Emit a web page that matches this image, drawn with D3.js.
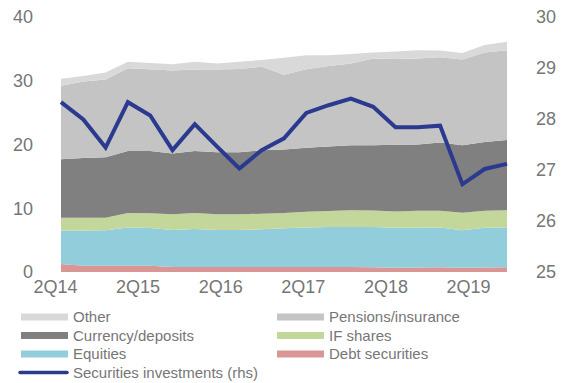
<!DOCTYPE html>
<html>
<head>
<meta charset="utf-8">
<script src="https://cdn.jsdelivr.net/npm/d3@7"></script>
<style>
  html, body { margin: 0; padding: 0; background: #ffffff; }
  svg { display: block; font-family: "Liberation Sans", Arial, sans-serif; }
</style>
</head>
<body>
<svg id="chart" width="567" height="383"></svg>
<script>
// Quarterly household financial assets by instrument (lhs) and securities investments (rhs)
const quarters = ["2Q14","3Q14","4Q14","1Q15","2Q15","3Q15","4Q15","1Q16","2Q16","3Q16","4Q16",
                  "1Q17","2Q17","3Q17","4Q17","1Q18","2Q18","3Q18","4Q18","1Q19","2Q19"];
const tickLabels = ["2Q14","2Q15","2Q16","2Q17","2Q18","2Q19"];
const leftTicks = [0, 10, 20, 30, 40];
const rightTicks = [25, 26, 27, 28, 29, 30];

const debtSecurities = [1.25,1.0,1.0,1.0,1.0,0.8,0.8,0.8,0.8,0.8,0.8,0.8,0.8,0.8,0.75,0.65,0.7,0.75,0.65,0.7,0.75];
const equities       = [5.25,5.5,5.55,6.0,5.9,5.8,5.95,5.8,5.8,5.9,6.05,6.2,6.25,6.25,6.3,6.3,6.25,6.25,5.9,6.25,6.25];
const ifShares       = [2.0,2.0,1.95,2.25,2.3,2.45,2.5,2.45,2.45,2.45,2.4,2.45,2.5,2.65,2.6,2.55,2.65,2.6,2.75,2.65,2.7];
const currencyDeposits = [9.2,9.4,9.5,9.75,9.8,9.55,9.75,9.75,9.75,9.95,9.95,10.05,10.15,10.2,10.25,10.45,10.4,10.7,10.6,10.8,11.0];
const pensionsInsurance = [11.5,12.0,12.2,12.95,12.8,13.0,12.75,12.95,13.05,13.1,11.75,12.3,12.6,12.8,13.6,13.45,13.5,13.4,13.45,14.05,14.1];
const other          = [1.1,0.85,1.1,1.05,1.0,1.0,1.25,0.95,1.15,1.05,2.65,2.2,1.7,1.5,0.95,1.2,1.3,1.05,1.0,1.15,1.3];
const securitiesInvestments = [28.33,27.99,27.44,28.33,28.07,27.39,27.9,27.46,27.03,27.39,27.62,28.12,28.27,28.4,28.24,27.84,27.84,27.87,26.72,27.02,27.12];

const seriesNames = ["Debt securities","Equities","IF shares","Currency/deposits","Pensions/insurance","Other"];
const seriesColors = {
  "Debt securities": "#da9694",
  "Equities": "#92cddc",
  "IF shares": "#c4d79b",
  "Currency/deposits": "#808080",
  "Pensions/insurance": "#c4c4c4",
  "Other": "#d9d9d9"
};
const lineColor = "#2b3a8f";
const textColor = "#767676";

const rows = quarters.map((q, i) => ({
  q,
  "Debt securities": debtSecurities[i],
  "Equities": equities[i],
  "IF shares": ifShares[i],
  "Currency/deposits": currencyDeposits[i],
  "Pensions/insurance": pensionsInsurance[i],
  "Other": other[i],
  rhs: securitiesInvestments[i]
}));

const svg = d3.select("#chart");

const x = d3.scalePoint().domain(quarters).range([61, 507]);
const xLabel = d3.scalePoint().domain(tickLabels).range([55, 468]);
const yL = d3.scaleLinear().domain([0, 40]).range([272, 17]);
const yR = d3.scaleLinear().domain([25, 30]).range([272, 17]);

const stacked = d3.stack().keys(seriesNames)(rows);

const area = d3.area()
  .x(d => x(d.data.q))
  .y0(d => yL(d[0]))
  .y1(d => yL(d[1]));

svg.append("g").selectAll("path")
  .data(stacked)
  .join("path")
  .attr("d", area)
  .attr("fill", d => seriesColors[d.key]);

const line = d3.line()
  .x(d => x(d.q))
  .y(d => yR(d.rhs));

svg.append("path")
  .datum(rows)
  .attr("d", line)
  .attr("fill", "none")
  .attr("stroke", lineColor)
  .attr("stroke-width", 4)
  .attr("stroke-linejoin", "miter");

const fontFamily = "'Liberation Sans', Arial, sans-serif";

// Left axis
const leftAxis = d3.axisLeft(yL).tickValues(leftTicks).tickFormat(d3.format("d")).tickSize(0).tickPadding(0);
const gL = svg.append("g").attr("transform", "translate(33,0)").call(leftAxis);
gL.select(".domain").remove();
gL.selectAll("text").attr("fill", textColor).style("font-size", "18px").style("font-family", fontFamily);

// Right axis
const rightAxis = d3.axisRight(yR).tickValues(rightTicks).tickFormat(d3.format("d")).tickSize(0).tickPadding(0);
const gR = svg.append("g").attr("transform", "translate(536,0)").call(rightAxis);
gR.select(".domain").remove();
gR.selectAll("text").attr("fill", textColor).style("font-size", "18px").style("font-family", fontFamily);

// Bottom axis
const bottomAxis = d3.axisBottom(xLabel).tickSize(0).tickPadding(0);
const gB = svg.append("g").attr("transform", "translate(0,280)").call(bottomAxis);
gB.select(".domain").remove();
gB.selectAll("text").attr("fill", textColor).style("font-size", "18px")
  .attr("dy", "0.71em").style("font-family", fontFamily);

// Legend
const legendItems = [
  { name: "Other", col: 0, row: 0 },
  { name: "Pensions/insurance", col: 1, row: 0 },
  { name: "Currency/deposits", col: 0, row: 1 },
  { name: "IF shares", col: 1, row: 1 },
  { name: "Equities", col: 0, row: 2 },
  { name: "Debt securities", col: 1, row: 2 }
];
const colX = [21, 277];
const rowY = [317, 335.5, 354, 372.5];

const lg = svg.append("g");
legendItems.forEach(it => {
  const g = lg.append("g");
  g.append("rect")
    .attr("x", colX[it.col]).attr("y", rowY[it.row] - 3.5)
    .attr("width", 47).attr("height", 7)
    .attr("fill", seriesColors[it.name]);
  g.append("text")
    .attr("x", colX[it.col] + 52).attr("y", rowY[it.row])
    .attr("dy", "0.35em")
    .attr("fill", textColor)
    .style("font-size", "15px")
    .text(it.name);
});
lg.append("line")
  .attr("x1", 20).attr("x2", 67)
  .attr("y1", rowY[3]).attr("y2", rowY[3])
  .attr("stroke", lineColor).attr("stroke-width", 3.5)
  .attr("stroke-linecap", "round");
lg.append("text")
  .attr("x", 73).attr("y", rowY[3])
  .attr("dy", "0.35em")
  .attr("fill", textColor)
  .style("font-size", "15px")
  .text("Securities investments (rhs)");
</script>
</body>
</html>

━━━━━━━━━━

> _SHORT EXERCISE_: Copy all the lines of data exactly as they appear, dropping any images.

> _WORKED ANSWER_:
Emit a web page that matches this image, drawn with D3.js.
<!DOCTYPE html>
<html>
<head>
<meta charset="utf-8">
<script src="https://cdn.jsdelivr.net/npm/d3@7"></script>
<style>
  html, body { margin: 0; padding: 0; background: #ffffff; }
  svg { display: block; font-family: "Liberation Sans", Arial, sans-serif; }
</style>
</head>
<body>
<svg id="chart" width="567" height="383"></svg>
<script>
// Quarterly household financial assets by instrument (lhs) and securities investments (rhs)
const quarters = ["2Q14","3Q14","4Q14","1Q15","2Q15","3Q15","4Q15","1Q16","2Q16","3Q16","4Q16",
                  "1Q17","2Q17","3Q17","4Q17","1Q18","2Q18","3Q18","4Q18","1Q19","2Q19"];
const tickLabels = ["2Q14","2Q15","2Q16","2Q17","2Q18","2Q19"];
const leftTicks = [0, 10, 20, 30, 40];
const rightTicks = [25, 26, 27, 28, 29, 30];

const debtSecurities = [1.25,1.0,1.0,1.0,1.0,0.8,0.8,0.8,0.8,0.8,0.8,0.8,0.8,0.8,0.75,0.65,0.7,0.75,0.65,0.7,0.75];
const equities       = [5.25,5.5,5.55,6.0,5.9,5.8,5.95,5.8,5.8,5.9,6.05,6.2,6.25,6.25,6.3,6.3,6.25,6.25,5.9,6.25,6.25];
const ifShares       = [2.0,2.0,1.95,2.25,2.3,2.45,2.5,2.45,2.45,2.45,2.4,2.45,2.5,2.65,2.6,2.55,2.65,2.6,2.75,2.65,2.7];
const currencyDeposits = [9.2,9.4,9.5,9.75,9.8,9.55,9.75,9.75,9.75,9.95,9.95,10.05,10.15,10.2,10.25,10.45,10.4,10.7,10.6,10.8,11.0];
const pensionsInsurance = [11.5,12.0,12.2,12.95,12.8,13.0,12.75,12.95,13.05,13.1,11.75,12.3,12.6,12.8,13.6,13.45,13.5,13.4,13.45,14.05,14.1];
const other          = [1.1,0.85,1.1,1.05,1.0,1.0,1.25,0.95,1.15,1.05,2.65,2.2,1.7,1.5,0.95,1.2,1.3,1.05,1.0,1.15,1.3];
const securitiesInvestments = [28.33,27.99,27.44,28.33,28.07,27.39,27.9,27.46,27.03,27.39,27.62,28.12,28.27,28.4,28.24,27.84,27.84,27.87,26.72,27.02,27.12];

const seriesNames = ["Debt securities","Equities","IF shares","Currency/deposits","Pensions/insurance","Other"];
const seriesColors = {
  "Debt securities": "#da9694",
  "Equities": "#92cddc",
  "IF shares": "#c4d79b",
  "Currency/deposits": "#808080",
  "Pensions/insurance": "#c4c4c4",
  "Other": "#d9d9d9"
};
const lineColor = "#2b3a8f";
const textColor = "#767676";

const rows = quarters.map((q, i) => ({
  q,
  "Debt securities": debtSecurities[i],
  "Equities": equities[i],
  "IF shares": ifShares[i],
  "Currency/deposits": currencyDeposits[i],
  "Pensions/insurance": pensionsInsurance[i],
  "Other": other[i],
  rhs: securitiesInvestments[i]
}));

const svg = d3.select("#chart");

const x = d3.scalePoint().domain(quarters).range([61, 507]);
const xLabel = d3.scalePoint().domain(tickLabels).range([55, 468]);
const yL = d3.scaleLinear().domain([0, 40]).range([272, 17]);
const yR = d3.scaleLinear().domain([25, 30]).range([272, 17]);

const stacked = d3.stack().keys(seriesNames)(rows);

const area = d3.area()
  .x(d => x(d.data.q))
  .y0(d => yL(d[0]))
  .y1(d => yL(d[1]));

svg.append("g").selectAll("path")
  .data(stacked)
  .join("path")
  .attr("d", area)
  .attr("fill", d => seriesColors[d.key]);

const line = d3.line()
  .x(d => x(d.q))
  .y(d => yR(d.rhs));

svg.append("path")
  .datum(rows)
  .attr("d", line)
  .attr("fill", "none")
  .attr("stroke", lineColor)
  .attr("stroke-width", 4)
  .attr("stroke-linejoin", "miter");

const fontFamily = "'Liberation Sans', Arial, sans-serif";

// Left axis
const leftAxis = d3.axisLeft(yL).tickValues(leftTicks).tickFormat(d3.format("d")).tickSize(0).tickPadding(0);
const gL = svg.append("g").attr("transform", "translate(33,0)").call(leftAxis);
gL.select(".domain").remove();
gL.selectAll("text").attr("fill", textColor).style("font-size", "18px").style("font-family", fontFamily);

// Right axis
const rightAxis = d3.axisRight(yR).tickValues(rightTicks).tickFormat(d3.format("d")).tickSize(0).tickPadding(0);
const gR = svg.append("g").attr("transform", "translate(536,0)").call(rightAxis);
gR.select(".domain").remove();
gR.selectAll("text").attr("fill", textColor).style("font-size", "18px").style("font-family", fontFamily);

// Bottom axis
const bottomAxis = d3.axisBottom(xLabel).tickSize(0).tickPadding(0);
const gB = svg.append("g").attr("transform", "translate(0,280)").call(bottomAxis);
gB.select(".domain").remove();
gB.selectAll("text").attr("fill", textColor).style("font-size", "18px")
  .attr("dy", "0.71em").style("font-family", fontFamily);

// Legend
const legendItems = [
  { name: "Other", col: 0, row: 0 },
  { name: "Pensions/insurance", col: 1, row: 0 },
  { name: "Currency/deposits", col: 0, row: 1 },
  { name: "IF shares", col: 1, row: 1 },
  { name: "Equities", col: 0, row: 2 },
  { name: "Debt securities", col: 1, row: 2 }
];
const colX = [21, 277];
const rowY = [317, 335.5, 354, 372.5];

const lg = svg.append("g");
legendItems.forEach(it => {
  const g = lg.append("g");
  g.append("rect")
    .attr("x", colX[it.col]).attr("y", rowY[it.row] - 3.5)
    .attr("width", 47).attr("height", 7)
    .attr("fill", seriesColors[it.name]);
  g.append("text")
    .attr("x", colX[it.col] + 52).attr("y", rowY[it.row])
    .attr("dy", "0.35em")
    .attr("fill", textColor)
    .style("font-size", "15px")
    .text(it.name);
});
lg.append("line")
  .attr("x1", 20).attr("x2", 67)
  .attr("y1", rowY[3]).attr("y2", rowY[3])
  .attr("stroke", lineColor).attr("stroke-width", 3.5)
  .attr("stroke-linecap", "round");
lg.append("text")
  .attr("x", 73).attr("y", rowY[3])
  .attr("dy", "0.35em")
  .attr("fill", textColor)
  .style("font-size", "15px")
  .text("Securities investments (rhs)");
</script>
</body>
</html>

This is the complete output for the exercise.